YOUR GOAL:
Your copy of the material must match it exactly, except that pictures are dropped.

SOURCE MATERIAL:

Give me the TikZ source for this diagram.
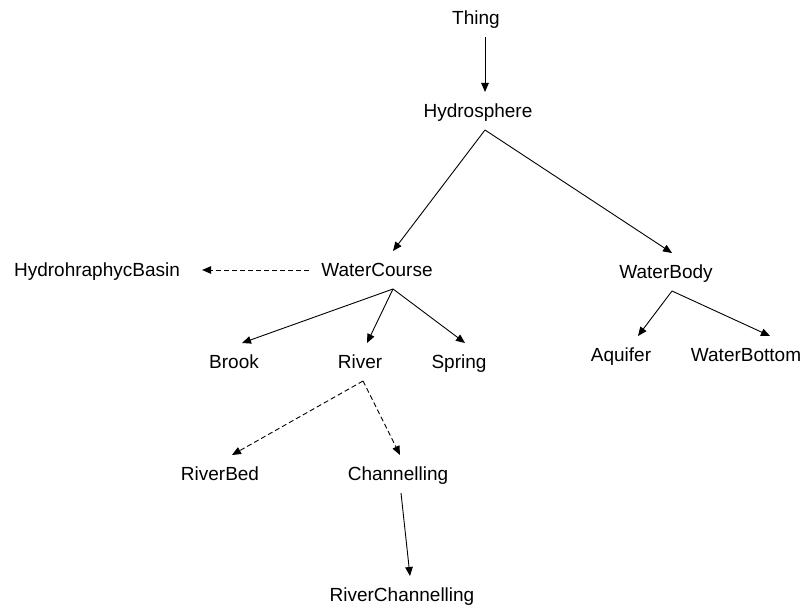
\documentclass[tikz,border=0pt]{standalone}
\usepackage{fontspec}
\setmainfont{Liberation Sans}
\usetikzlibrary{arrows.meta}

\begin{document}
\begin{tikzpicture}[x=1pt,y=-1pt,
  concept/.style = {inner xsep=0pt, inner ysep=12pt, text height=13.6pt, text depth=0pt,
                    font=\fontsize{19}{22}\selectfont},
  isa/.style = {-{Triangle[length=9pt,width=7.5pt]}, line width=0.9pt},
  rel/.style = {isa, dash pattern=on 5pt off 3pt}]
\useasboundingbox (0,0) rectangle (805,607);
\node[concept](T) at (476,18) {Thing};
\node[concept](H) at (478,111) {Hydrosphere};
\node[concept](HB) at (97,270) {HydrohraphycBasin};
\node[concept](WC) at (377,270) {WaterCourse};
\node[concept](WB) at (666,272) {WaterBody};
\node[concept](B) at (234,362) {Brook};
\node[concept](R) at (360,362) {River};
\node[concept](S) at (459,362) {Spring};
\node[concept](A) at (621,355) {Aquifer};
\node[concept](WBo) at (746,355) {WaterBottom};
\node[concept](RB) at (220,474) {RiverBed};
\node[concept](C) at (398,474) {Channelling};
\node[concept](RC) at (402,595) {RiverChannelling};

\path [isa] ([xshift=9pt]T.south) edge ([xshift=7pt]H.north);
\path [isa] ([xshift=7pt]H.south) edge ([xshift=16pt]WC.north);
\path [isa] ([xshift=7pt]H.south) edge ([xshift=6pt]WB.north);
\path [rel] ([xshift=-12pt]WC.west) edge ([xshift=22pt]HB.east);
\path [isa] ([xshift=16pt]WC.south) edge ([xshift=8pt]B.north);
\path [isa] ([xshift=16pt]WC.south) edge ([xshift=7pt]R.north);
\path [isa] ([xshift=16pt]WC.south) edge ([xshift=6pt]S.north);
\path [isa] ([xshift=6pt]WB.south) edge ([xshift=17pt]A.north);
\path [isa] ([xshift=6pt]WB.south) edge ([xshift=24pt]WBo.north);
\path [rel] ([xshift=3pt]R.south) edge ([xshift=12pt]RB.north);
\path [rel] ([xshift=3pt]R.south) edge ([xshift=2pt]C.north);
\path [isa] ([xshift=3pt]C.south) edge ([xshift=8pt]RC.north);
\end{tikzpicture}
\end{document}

EXPECTED ANSWER:
Give me the TikZ source for this diagram.
\documentclass[tikz,border=0pt]{standalone}
\usepackage{fontspec}
\setmainfont{Liberation Sans}
\usetikzlibrary{arrows.meta}

\begin{document}
\begin{tikzpicture}[x=1pt,y=-1pt,
  concept/.style = {inner xsep=0pt, inner ysep=12pt, text height=13.6pt, text depth=0pt,
                    font=\fontsize{19}{22}\selectfont},
  isa/.style = {-{Triangle[length=9pt,width=7.5pt]}, line width=0.9pt},
  rel/.style = {isa, dash pattern=on 5pt off 3pt}]
\useasboundingbox (0,0) rectangle (805,607);
\node[concept](T) at (476,18) {Thing};
\node[concept](H) at (478,111) {Hydrosphere};
\node[concept](HB) at (97,270) {HydrohraphycBasin};
\node[concept](WC) at (377,270) {WaterCourse};
\node[concept](WB) at (666,272) {WaterBody};
\node[concept](B) at (234,362) {Brook};
\node[concept](R) at (360,362) {River};
\node[concept](S) at (459,362) {Spring};
\node[concept](A) at (621,355) {Aquifer};
\node[concept](WBo) at (746,355) {WaterBottom};
\node[concept](RB) at (220,474) {RiverBed};
\node[concept](C) at (398,474) {Channelling};
\node[concept](RC) at (402,595) {RiverChannelling};

\path [isa] ([xshift=9pt]T.south) edge ([xshift=7pt]H.north);
\path [isa] ([xshift=7pt]H.south) edge ([xshift=16pt]WC.north);
\path [isa] ([xshift=7pt]H.south) edge ([xshift=6pt]WB.north);
\path [rel] ([xshift=-12pt]WC.west) edge ([xshift=22pt]HB.east);
\path [isa] ([xshift=16pt]WC.south) edge ([xshift=8pt]B.north);
\path [isa] ([xshift=16pt]WC.south) edge ([xshift=7pt]R.north);
\path [isa] ([xshift=16pt]WC.south) edge ([xshift=6pt]S.north);
\path [isa] ([xshift=6pt]WB.south) edge ([xshift=17pt]A.north);
\path [isa] ([xshift=6pt]WB.south) edge ([xshift=24pt]WBo.north);
\path [rel] ([xshift=3pt]R.south) edge ([xshift=12pt]RB.north);
\path [rel] ([xshift=3pt]R.south) edge ([xshift=2pt]C.north);
\path [isa] ([xshift=3pt]C.south) edge ([xshift=8pt]RC.north);
\end{tikzpicture}
\end{document}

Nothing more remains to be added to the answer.